The piscialandrea is a pizza (or focaccia) typical to the province of Imperia in Liguria that is topped with tomato and anchovies. So similar to the classic Neapolitan recipe for pizza, in fact, that many Ligurians claim their territory even invented it! Is it true, though? Let’s investigate a little bit.
Mary and the admiral
Its name derives from Andrea Doria, an admiral and lord of the Republic of Genoa during the 16th century who was originally from Oneglia. Famous for his "voltafaccia" (“double face”), Doria was first an ally to France and then suddenly switched over to side with the King of Spain, who was a wild lover of Ligurian cuisine. So much so that – as is evident from the ledgers he always carried with him, on land as well as at sea – a certain "Mary who makes cakes" was regularly salaried. And guess what his favorite dish was?

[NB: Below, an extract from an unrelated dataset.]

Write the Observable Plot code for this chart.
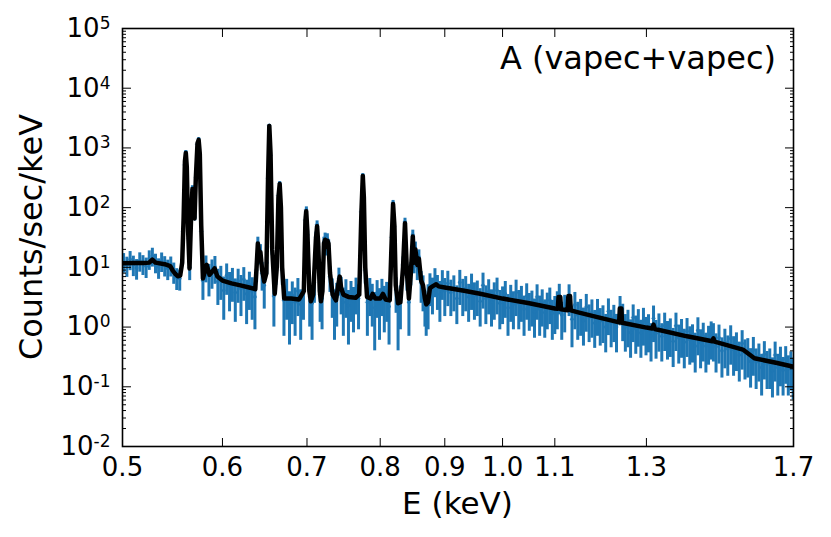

The pizza-focaccia typical of his hometown of Oneglia, that was made with onions and an anchovy paste (called ‘pissala’ in dialect). From here, the piscialandrea was born. The invention of the dish probably dates back to the 15th century, even if it appears partially different from today’s recipe. Surely, there was no tomato sauce added back then, considered it was invented back in the 1700s in Naples. In Liguria, it took a while for the tomato to catch on in culinary tradition, having come onto the scene only at the end of the 19th century. This explains Ligurian cuisine’s preference then for “white” dishes (or recipes made without tomato or added red sauce) – a generalization for which the piscialandrea definitely constitutes an exception.
Neapolitan origins
So – as far as the classic pizza alla napoletana is concerned, Neapolitans can rest easy. The original recipe belongs to Naples and no one can take that away from them. If anything, they should be worried about the Romans, who also claim to have been the first to use the combination of anchovies and tomato sauce with pizza. Though it’s difficult to say definitively who was first, anchovies preserved in salt were used throughout Italy, including inland, from Piedmont to Sicily. And like we said before, tomato sauce is strictly a Neapolitan invention, so adding it to the pizza with anchovies would seem like a natural step, right? That’s 2 to 0 for Naples, then!
The power of anchovies
Knowing all this doesn’t take away from the nobility of the Imperian pizza, however. Its main characteristic is the pissala, a paste of fried anchovies, traditionally called putine, but called ‘pissala’ in Nice dialect. In Nice, the piscialandrea was called ‘pissaladiéra’ because its original inhabitants were actually Italian-speaking. Then it became the French ‘pissaladière’, and is served more often than not in its “white” version (without the tomato). Some people even claim that the dish is in fact from France, making a double mistake - both because its origins are purely Ligurian and also because Nice was a very Italian city until 1860, serving as the historical port city for the Savoy reign and home to Giuseppe Garibaldi. The piscialandrea has many names throughout the region, as well: In Perinaldo it’s called ‘pisciarà’; in Bordighera, ‘pisciaràda’; in Taggia, ‘sardenaia’; and in Sanremo, ‘sardenaria.’ For the sardenaria, in Apricale, they still use a sauce that is more or less still the pissala, though now it’s called ‘machetto’ – made with anchovies or sardines and macerated for 6-7 weeks with butter and extra-virgin olive oil. Incredibly similar to the garum made by ancient Romans, which has somehow survived to the present day in Liguria.
Ingredients
Piscialandrea dough is made with flour, yeast, salt, a little extra-virgin olive oil and water. The dough should be covered with a cloth and left to rise for about an hour. From this, you’ll form pizza dough that should be about 1 cm thick. Then it’s seasoned with a tomato sauce made with basil, onion and desalinated anchovies (for a distant memory of the old pissala). And, later, taggiasca olives, oregano and garlic cloves (with the skin still on) were added to the sauce. Baked and served, this pizza-focaccia is a true delight for anyone who’s never had a piscialandrea before!